Par ailleurs, si l’on souhaite aller vers des certifications de compétences, le cadre européen des langues nous donne un exemple concret, reproductible pour un certain nombre de compétences, il a de plus l’avantage d’être commun à l’ensemble des pays de l’Union Européenne. Évidemment, défendre l’élargissement de certifications de compétences, c’est se confronter rapidement aux lobbies disciplinaires qui pèsent aujourd’hui beaucoup dans la définitions des épreuves du baccalauréat et l’organisation du travail des enseignants du secondaire.
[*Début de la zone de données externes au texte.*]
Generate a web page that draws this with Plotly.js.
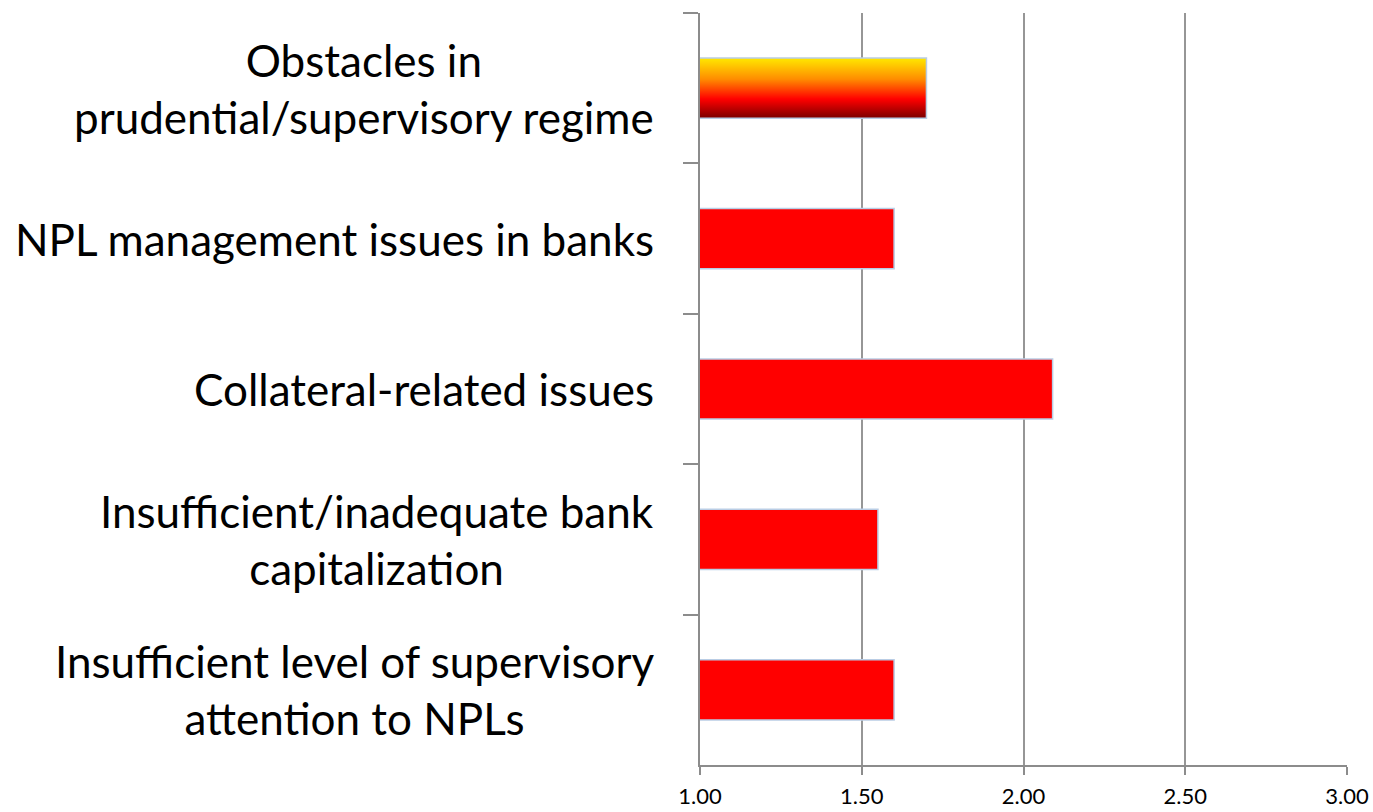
<!DOCTYPE html>
<html>
<head>
<meta charset="utf-8">
<script src="https://cdn.plot.ly/plotly-3.0.1.min.js"></script>
<style>
  html, body { margin: 0; padding: 0; background: #ffffff; }
  #chart { width: 1373px; height: 812px; }
</style>
</head>
<body>
<div id="chart"></div>
<script>
// Obstacles to NPL resolution, average score (1 = low, 3 = high)
const categories = [
  "Obstacles in<br>prudential/supervisory regime",
  "NPL management issues in banks",
  "Collateral-related issues",
  "Insufficient/inadequate bank<br>capitalization",
  "Insufficient level of supervisory<br>attention to NPLs"
];
const scores = [1.70, 1.60, 2.09, 1.55, 1.60];
const tickValues = [1.0, 1.5, 2.0, 2.5, 3.0];
const tickLabels = ["1.00", "1.50", "2.00", "2.50", "3.00"];

const labelFont = { family: "Lato, 'Open Sans', sans-serif", size: 44, color: "#000000" };

const trace = {
  type: "bar",
  orientation: "h",
  y: categories,
  x: scores,
  marker: {
    color: "#FF0000",
    line: { color: "rgb(185,205,229)", width: 1.5 }
  },
  hoverinfo: "x+y"
};

// Category names as centred, multi-line labels to the left of the axis
const categoryLabels = categories.map(function (c) {
  return {
    text: c,
    xref: "paper",
    yref: "y",
    x: 0,
    y: c,
    xanchor: "right",
    yanchor: "middle",
    xshift: -44,
    align: "center",
    showarrow: false,
    font: labelFont
  };
});

const layout = {
  width: 1373,
  height: 812,
  margin: { l: 700, r: 26, t: 13, b: 47 },
  paper_bgcolor: "#ffffff",
  plot_bgcolor: "#ffffff",
  showlegend: false,
  bargap: 0.6,
  font: { family: "Lato, 'Open Sans', sans-serif", color: "#000000" },
  annotations: categoryLabels,
  xaxis: {
    range: [1, 3],
    tickvals: tickValues,
    ticktext: tickLabels,
    showgrid: true,
    gridcolor: "#969696",
    gridwidth: 2,
    zeroline: false,
    showline: true,
    linecolor: "#8c8c8c",
    linewidth: 2,
    ticks: "outside",
    ticklen: 8,
    tickwidth: 2,
    tickcolor: "#8c8c8c",
    ticklabelstandoff: 3,
    tickfont: { size: 22, color: "#000000" },
    fixedrange: true
  },
  yaxis: {
    type: "category",
    autorange: "reversed",
    showgrid: false,
    zeroline: false,
    showline: true,
    linecolor: "#8c8c8c",
    linewidth: 2,
    ticks: "outside",
    tickson: "boundaries",
    ticklen: 15,
    tickwidth: 2,
    tickcolor: "#8c8c8c",
    showticklabels: false,
    fixedrange: true
  }
};

// Top bar gets a vertical yellow-to-dark-red fill
function applyGradient(gd) {
  const svg = gd.querySelector("svg.main-svg");
  if (!svg) return;
  const ns = "http://www.w3.org/2000/svg";
  let defs = svg.querySelector("defs");
  if (!defs) {
    defs = document.createElementNS(ns, "defs");
    svg.insertBefore(defs, svg.firstChild);
  }
  if (!svg.querySelector("#barHeatFill")) {
    const grad = document.createElementNS(ns, "linearGradient");
    grad.setAttribute("id", "barHeatFill");
    grad.setAttribute("x1", "0"); grad.setAttribute("y1", "0");
    grad.setAttribute("x2", "0"); grad.setAttribute("y2", "1");
    const stops = [
      ["0%", "#FFE800"],
      ["35%", "#FF8C00"],
      ["68%", "#FF0000"],
      ["100%", "#7A0000"]
    ];
    stops.forEach(function (s) {
      const st = document.createElementNS(ns, "stop");
      st.setAttribute("offset", s[0]);
      st.setAttribute("stop-color", s[1]);
      grad.appendChild(st);
    });
    defs.appendChild(grad);
  }
  const bars = gd.querySelectorAll(".barlayer .point path");
  if (bars.length) {
    bars[0].style.fill = "url(#barHeatFill)";
  }
}

const gd = document.getElementById("chart");
Plotly.newPlot(gd, [trace], layout, { displayModeBar: false, staticPlot: true })
  .then(applyGradient);
</script>
</body>
</html>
Le premier degré, et le collège depuis la réforme de 2016, accordent désormais une place plus importantes aux compétences, on peut espérer que cette évolution se diffuse au lycée, cela passera sans doute d’abord par la formation des professeurs, plus tournée vers la pédagogie sans nier les approches disciplinaires.
– Un outil pou réduire les inégalités sociales, comment ?
– Contrer les inégalités en créant une dotation progressive des établissements : sur le modèle de la loi SRU, la dotation consolidée des établissements sera progressive. Tous les établissements, publics et privés, auront comme objectif d’atteindre une mixité réelle et seront évalués et financés selon ce critère.
Clairement, ce n’est pas le Bac, situé à la sortie de l’enseignement scolaire, qui est l’outil le plus pertinent pour lutter contre des inégalités sociales présentent tout a long du parcours. Au moment du bac, plusieurs tris on déjà été effectués, aux préjudice des élèves les moins favorisés au départ. C’est davantage par une plus juste répartition des moyens offerts au cours du parcours scolaire des élèves qu’on peut espérer agir sur un système scolaire très inégalitaire : des rythmes scolaires plus équilibrés, un travail sur la carte scolaire, et sur l’acquisition pour le plus grand nombre, dans et au dehors de l’école, d’un haut niveau de culture générale.
– Et un bac écolo, ce serait quoi ?
Un bac coopératif qui donnerait une plus grande place aux projets collectifs. Les TPE très critiqués à leur mise en place font désormais partie du paysage, il est possible de développer, dans le cadre du contrôle en cours de formation, des pratiques et des évaluations collectives. Un défaut du système scolaire français reste l’écart entre l’injonction du « vivre ensemble » et la pratique du « travailler tout seul », pour les élèves comme pour les enseignants.
Un bac pratique qui ferait une vrai place à l’éducation concrète :
– Enseigner l’économie domestique (gestion de la maison, cuisine), l’agriculture, la menuiserie, etc., dans un souci d’économie de l’énergie et des ressources.
Alors que beaucoup de diplômés se réorientent après leurs études vers une formation agricole ou professionnelle, il est indispensable, pour casser les préjugés et les classements en cases (manuel/intellectuel ; littéraire/scientifique) de faciliter les ponts en cours de cursus, et proposer au lycée général des enseignements agricoles et professionnelles.
Un bac européen :
– Donner à chaque jeune, quelle que soit sa situation, la possibilité de passer six mois dans un autre pays européen au cours de sa scolarité.
Il existe aujourd’hui un bac européen, malheureusement assez élitiste, réservé à un tout petit nombre. Les universités européennes ont réussi, après de longues années de travail, à faire converger leurs cycles de formation, il n’est donc pas impossible, à condition que les députés européens s’empare du sujet et que les Etats les soutiennent, de réussir à construire progressivement la convergence des bac, A Level, Abitur, Reifeprüfung, Bachiller, ylioppilastutkinto…
– un bac écolo qui fasse du changement climatique, de la question de la protection des ressources et de la biodiversité un enjeu d’enseignement central, dans toutes les disciplines, et dans le cadre de vie scolaire des lycéens.